Калинович поцеловал у ней при этом руку.
– Но в то же время, – продолжала она, – когда была брошена тобой и когда около меня остался другой человек, который, казалось, принимает во мне такое участие, что дай бог отцу с матерью… я видела это и невольно привязалась к нему.
– И… – добавил Калинович.
– Что и?.. В том-то и дело, что не и! – возразила Настенька. – Послушайте, дядя, подите похлопочите об ужине… Как бы кстати была теперь Палагея Евграфовна! Как бы она обрадовалась тебе и как бы угостила тебя! – обратилась она к Калиновичу.

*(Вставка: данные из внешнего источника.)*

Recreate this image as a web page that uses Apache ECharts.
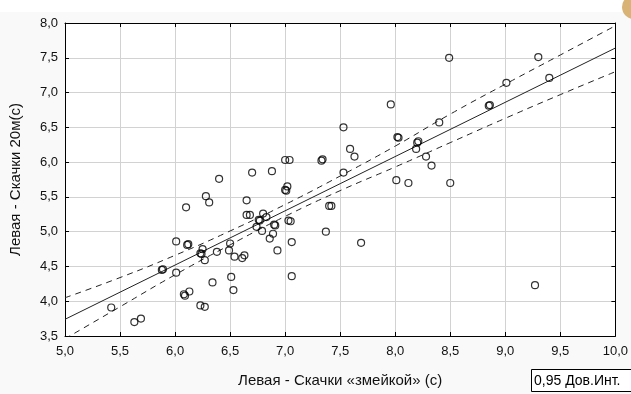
<!DOCTYPE html>
<html><head><meta charset="utf-8">
<script src="https://cdn.jsdelivr.net/npm/echarts@6/dist/echarts.min.js"></script>
<style>html,body{margin:0;padding:0;background:#f9f9f9}#c{width:631px;height:394px}</style>
</head><body><div id="c"></div>
<script>
var xName = 'Левая - Скачки «змейкой» (с)';
var yName = 'Левая - Скачки 20м(с)';
var legendName = '0,95 Дов.Инт.';
var pointsX = [8.49,9.30,9.01,9.40,8.85,8.86,7.96,7.53,8.40,8.02,8.03,8.21,8.20,8.19,8.28,8.33,7.59,7.63,7.34,7.33,7.00,7.04,6.88,6.70,7.53,8.01,8.12,8.50,9.27,6.40,6.10,6.28,6.31,6.65,6.65,6.68,6.76,6.77,6.74,6.01,6.11,6.12,6.25,6.23,6.24,6.27,6.38,6.50,6.49,6.54,6.61,6.63,5.88,5.89,6.01,6.08,6.09,6.13,6.34,6.51,6.53,6.23,6.27,5.42,5.63,5.69,7.02,7.01,7.00,6.80,6.83,6.79,6.90,6.91,6.89,6.86,6.93,7.03,7.05,7.06,7.06,7.40,7.42,7.37,7.69];
var pointsY = [7.50,7.51,7.14,7.21,6.81,6.82,6.83,6.50,6.57,6.36,6.35,6.30,6.28,6.19,6.08,5.95,6.19,6.08,6.04,6.02,6.03,6.03,5.87,5.85,5.85,5.74,5.70,5.70,4.23,5.76,5.35,5.51,5.42,5.45,5.24,5.24,5.17,5.16,5.07,4.86,4.81,4.82,4.75,4.69,4.68,4.59,4.71,4.83,4.73,4.64,4.62,4.66,4.45,4.46,4.41,4.10,4.08,4.14,4.27,4.35,4.16,3.94,3.92,3.91,3.70,3.75,5.65,5.59,5.60,5.26,5.21,5.01,5.10,5.09,4.97,4.90,4.73,5.16,5.15,4.85,4.36,5.37,5.37,5.00,4.84];
var fitX = [5, 10];
var fitY = [3.74, 7.64];
var bandX = [5, 5.5, 6, 6.5, 7, 7.5, 8, 8.5, 9, 9.5, 10];
var upperY = [4.05, 4.34, 4.66, 5.01, 5.39, 5.80, 6.23, 6.69, 7.12, 7.54, 7.96];
var lowerY = [3.46, 3.92, 4.38, 4.81, 5.22, 5.59, 5.93, 6.28, 6.63, 6.97, 7.30];

function zip(a, b) { return a.map(function (v, i) { return [v, b[i]]; }); }
function fmt(v) { return v.toFixed(1).replace('.', ','); }

var chart = echarts.init(document.getElementById('c'));
var FONT = 'Liberation Sans, Arial, sans-serif';
var baseX = {
  type: 'value', min: 5, max: 10, interval: 0.5,
  axisLine: { show: true, onZero: false, lineStyle: { color: '#000', width: 1 } },
  axisTick: { show: true, inside: true, length: 4, lineStyle: { color: '#000' } },
  splitLine: { show: true, lineStyle: { color: '#d2d2d2', width: 1 } }
};
var baseY = {
  type: 'value', min: 3.5, max: 8, interval: 0.5,
  axisLine: { show: true, onZero: false, lineStyle: { color: '#000', width: 1 } },
  axisTick: { show: true, inside: true, length: 4, lineStyle: { color: '#000' } },
  splitLine: { show: true, lineStyle: { color: '#d2d2d2', width: 1 } }
};
chart.setOption({
  animation: false,
  backgroundColor: '#f9f9f9',
  grid: { left: 63, right: 14, top: 23, bottom: 58, show: true, backgroundColor: '#fff', borderWidth: 0 },
  graphic: [
    { type: 'rect', shape: { x: 0, y: 0, width: 631, height: 12 }, style: { fill: '#fff' }, z: -10 },
    { type: 'circle', shape: { cx: 634, cy: 7, r: 12 }, style: { fill: '#d9b375' } },
    { type: 'rect', shape: { x: 531.5, y: 369.5, width: 110, height: 22 }, style: { fill: '#fff', stroke: '#000', lineWidth: 1 } },
    { type: 'text', x: 534, y: 381, style: { text: legendName, font: '14px Liberation Sans, Arial, sans-serif', fill: '#000', textVerticalAlign: 'middle', verticalAlign: 'middle' } }
  ],
  xAxis: [
    Object.assign({}, baseX, {
      position: 'bottom',
      name: xName, nameLocation: 'middle', nameGap: 37,
      nameTextStyle: { fontFamily: FONT, fontSize: 15, color: '#111' },
      axisLabel: { formatter: fmt, fontFamily: FONT, fontSize: 13, color: '#111', margin: 9 }
    }),
    Object.assign({}, baseX, { position: 'top', axisLabel: { show: false }, splitLine: { show: false } })
  ],
  yAxis: [
    Object.assign({}, baseY, {
      position: 'left',
      name: yName, nameLocation: 'middle', nameGap: 42,
      nameTextStyle: { fontFamily: FONT, fontSize: 15, color: '#111' },
      axisLabel: { formatter: fmt, fontFamily: FONT, fontSize: 13, color: '#111', margin: 7 }
    }),
    Object.assign({}, baseY, { position: 'right', axisLabel: { show: false }, splitLine: { show: false } })
  ],
  series: [
    { type: 'line', data: zip(fitX, fitY), symbol: 'none', lineStyle: { color: '#222', width: 1 }, z: 3, silent: true },
    { type: 'line', name: legendName, data: zip(bandX, upperY), smooth: true, symbol: 'none', lineStyle: { color: '#222', width: 1, type: [6, 5] }, z: 3 },
    { type: 'line', name: legendName, data: zip(bandX, lowerY), smooth: true, symbol: 'none', lineStyle: { color: '#222', width: 1, type: [6, 5] }, z: 3 },
    { type: 'scatter', data: zip(pointsX, pointsY), symbol: 'circle', symbolSize: 7,
      itemStyle: { color: 'rgba(0,0,0,0)', borderColor: '#000', borderWidth: 1.2 }, z: 4 }
  ]
});
</script></body></html>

– А где она? – спросил тот.
Настенька вздохнула.
– Она умерла, друг мой; году после отца не жила. Вот любила так любила, не по-нашему с тобой, а потому именно, что была очень простая и непосредственная натура… Вина тоже, дядя, дайте нам: я хочу, чтоб Жак у меня сегодня пил… Помнишь, как пили мы с тобой, когда ты сделался литератором? Какие были счастливые минуты!.. Впрочем, зачем я это говорю? И теперь хорошо! Ступайте, дядя.

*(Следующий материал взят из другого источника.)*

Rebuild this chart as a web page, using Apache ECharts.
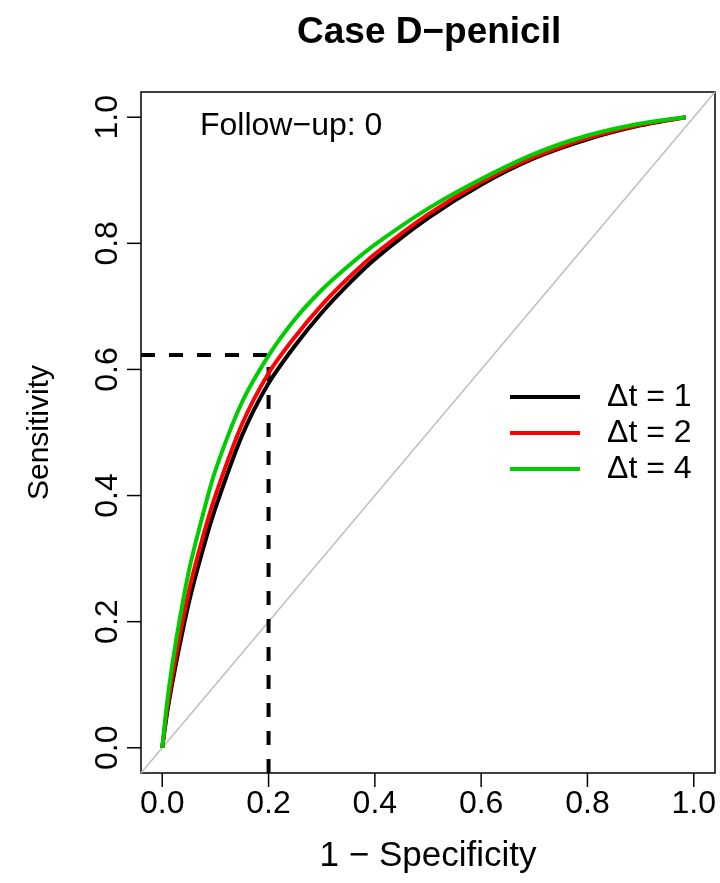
<!DOCTYPE html>
<html>
<head>
<meta charset="utf-8">
<script src="https://cdn.jsdelivr.net/npm/echarts@6/dist/echarts.min.js"></script>
<style>
	html, body { margin: 0; padding: 0; background: #fff; }
	#chart { width: 720px; height: 883px; }
</style>
</head>
<body>
<div id="chart"></div>
<script>
// false positive rate grid shared by the three curves
const fpr = [0, 0.01, 0.025, 0.05, 0.075, 0.1, 0.15, 0.2, 0.25, 0.3, 0.35, 0.4, 0.5, 0.6, 0.7, 0.8, 0.9, 0.985];
// sensitivity for each time lag
const tprDt1 = [0, 0.06, 0.13, 0.23, 0.31, 0.38, 0.495, 0.578, 0.638, 0.69, 0.735, 0.775, 0.84, 0.893, 0.935, 0.965, 0.987, 1.0];
const tprDt2 = [0, 0.066, 0.142, 0.248, 0.33, 0.4, 0.513, 0.594, 0.652, 0.702, 0.745, 0.783, 0.846, 0.897, 0.937, 0.967, 0.988, 1.0];
const tprDt4 = [0, 0.078, 0.165, 0.28, 0.365, 0.44, 0.548, 0.622, 0.68, 0.726, 0.764, 0.798, 0.855, 0.902, 0.942, 0.971, 0.99, 1.0];
const seriesNames = ["\u0394t = 1", "\u0394t = 2", "\u0394t = 4"];
const seriesColors = ["#000000", "#ff0000", "#00cd00"];
const tickValues = [0, 0.2, 0.4, 0.6, 0.8, 1.0];
// chance diagonal and the cut-off guide at 1-spec = 0.2
const diagonal = [[-0.04, -0.04], [1.04, 1.04]];
const cutX = 0.2;
const cutY = 0.623;

const font = "Liberation Sans, Arial, Helvetica, sans-serif";
const pad = 0.04;
const tickLen = 14;

function zip(xs, ys) {
	return xs.map(function (x, i) {
		return [x, ys[i]];
	});
}

const curves = [tprDt1, tprDt2, tprDt4].map(function (tpr, i) {
	return {
		name: seriesNames[i],
		type: "line",
		data: zip(fpr, tpr),
		symbol: "none",
		smooth: 0.3,
		lineStyle: { color: seriesColors[i], width: 4 },
		itemStyle: { color: seriesColors[i] },
		z: 5 + i,
		silent: true,
	};
});

const axisCommon = {
	type: "value",
	min: -pad,
	max: 1 + pad,
	axisLine: { show: false, onZero: false },
	splitLine: { show: false },
	axisTick: { show: false },
	nameLocation: "middle",
};

const textGraphics = [
	{
		type: "text",
		left: 297,
		top: 14,
		style: {
			text: "Case D\u2212penicil",
			font: "bold 37px " + font,
			fill: "#000",
		},
	},
	{
		type: "text",
		left: 200,
		top: 110,
		style: {
			text: "Follow\u2212up: 0",
			font: "32px " + font,
			fill: "#000",
		},
	},
];

const option = {
	animation: false,
	backgroundColor: "#fff",
	grid: {
		left: 141,
		right: 5,
		top: 92,
		bottom: 110,
		show: true,
		borderColor: "#000",
		borderWidth: 1.5,
		containLabel: false,
	},
	xAxis: Object.assign({}, axisCommon, {
		name: "1 \u2212 Specificity",
		nameGap: 66,
		nameTextStyle: { fontFamily: font, fontSize: 35, color: "#000" },
		axisLabel: {
			customValues: tickValues,
			formatter: function (v) { return v.toFixed(1); },
			fontFamily: font,
			fontSize: 32,
			color: "#000",
			margin: 15,
		},
	}),
	yAxis: Object.assign({}, axisCommon, {
		name: "Sensitivity",
		nameGap: 86,
		nameTextStyle: { fontFamily: font, fontSize: 30, color: "#000" },
		axisLabel: {
			customValues: tickValues,
			formatter: function (v) { return v.toFixed(1); },
			fontFamily: font,
			fontSize: 32,
			color: "#000",
			rotate: 90,
			margin: 17,
		},
	}),
	legend: {
		data: seriesNames,
		orient: "vertical",
		left: 510,
		top: 381,
		padding: 0,
		itemWidth: 70,
		itemHeight: 4,
		itemGap: 4,
		icon: "rect",
		textStyle: {
			fontFamily: font,
			fontSize: 32,
			color: "#000",
			lineHeight: 32,
			padding: [0, 0, 0, 22],
		},
		selectedMode: false,
	},
	graphic: textGraphics,
	series: [
		{
			type: "line",
			data: diagonal,
			symbol: "none",
			lineStyle: { color: "#bebebe", width: 1.5 },
			silent: true,
			z: 2,
		},
		{
			type: "line",
			data: [[-pad, cutY], [cutX, cutY]],
			symbol: "none",
			lineStyle: { color: "#000", width: 4, type: [14, 14] },
			silent: true,
			z: 3,
		},
		{
			type: "line",
			data: [[cutX, -pad], [cutX, cutY]],
			symbol: "none",
			lineStyle: { color: "#000", width: 4, type: [14, 14] },
			silent: true,
			z: 3,
		},
	].concat(curves),
};

const chartDom = document.getElementById("chart");
const chart = echarts.init(chartDom);
chart.setOption(option);

// tick marks outside the box, placed through the axes' own scales
const tickGraphics = [];
tickValues.forEach(function (v) {
	const px = chart.convertToPixel({ gridIndex: 0 }, [v, -pad]);
	tickGraphics.push({
		type: "line",
		silent: true,
		z: 100,
		shape: { x1: px[0], y1: px[1], x2: px[0], y2: px[1] + tickLen },
		style: { stroke: "#000", lineWidth: 1.5 },
	});
	const py = chart.convertToPixel({ gridIndex: 0 }, [-pad, v]);
	tickGraphics.push({
		type: "line",
		silent: true,
		z: 100,
		shape: { x1: py[0] - tickLen, y1: py[1], x2: py[0], y2: py[1] },
		style: { stroke: "#000", lineWidth: 1.5 },
	});
});
chart.setOption({ graphic: textGraphics.concat(tickGraphics) });
</script>
</body>
</html>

Капитан, мигнув Михеичу, ушел с ним.
Калинович сейчас же воспользовался их отсутствием: он привлек к себе Настеньку, обнял ее и поцеловал.
– Ну-с? – проговорил он, сажая ее к себе на колени.
– Ну-с? – отвечала Настенька. – Ты говоришь и… но ошибаешься; связи у меня с ним не было… Что вы изволите так насмешливо улыбаться? Вы думаете, что я скрытничаю?
– Есть немножко, – возразил с улыбкою Калинович.
Настенька отрицательно покачала головой.
– Давно уж, друг мой, – начала она с грустной улыбкой, – прошло для меня время хранить и беречь свое имя, и чтоб тебе доказать это, скажу прямо, что меня удержало от близкой интриги с ним не pruderie[2] моя, а он сам того не хотел. Довольны ли вы этим признанием?
Калинович опять улыбнулся и проговорил:
– Глуп же он!
– Нет, он умней нас с тобой. Он очень хорошо рассчитал, что стать в эти отношения с женщиной, значит прямо взять на себя нравственную и денежную ответственность.
Боюсь навлечь на себя гнев почитателей Достоевского, но откровения Настеньки представляются мне сильнее монологов Настасьи Филипповны и прочих героинь Федора Михайловича. И вообще сцена эта… Короче говоря, будь я цензором, я бы…
Кстати, цензура обратила внимание на «Тысячу душ», и не окажись у Писемского такого заступника, как Гончаров, который тогда служил в цензурном комитете, роман мог быть вычищен до неузнаваемости. Иван Александрович получил замечание… Кстати, интересный факт, сражаясь за «Тысячу душ», Гончаров как раз дописывал «Обломова», который во многом перекликался, спорил и уж точно конкурировал с произведением Писемского. (Но о параллели «Тысяча душ» – «Обломов» чуть дальше.)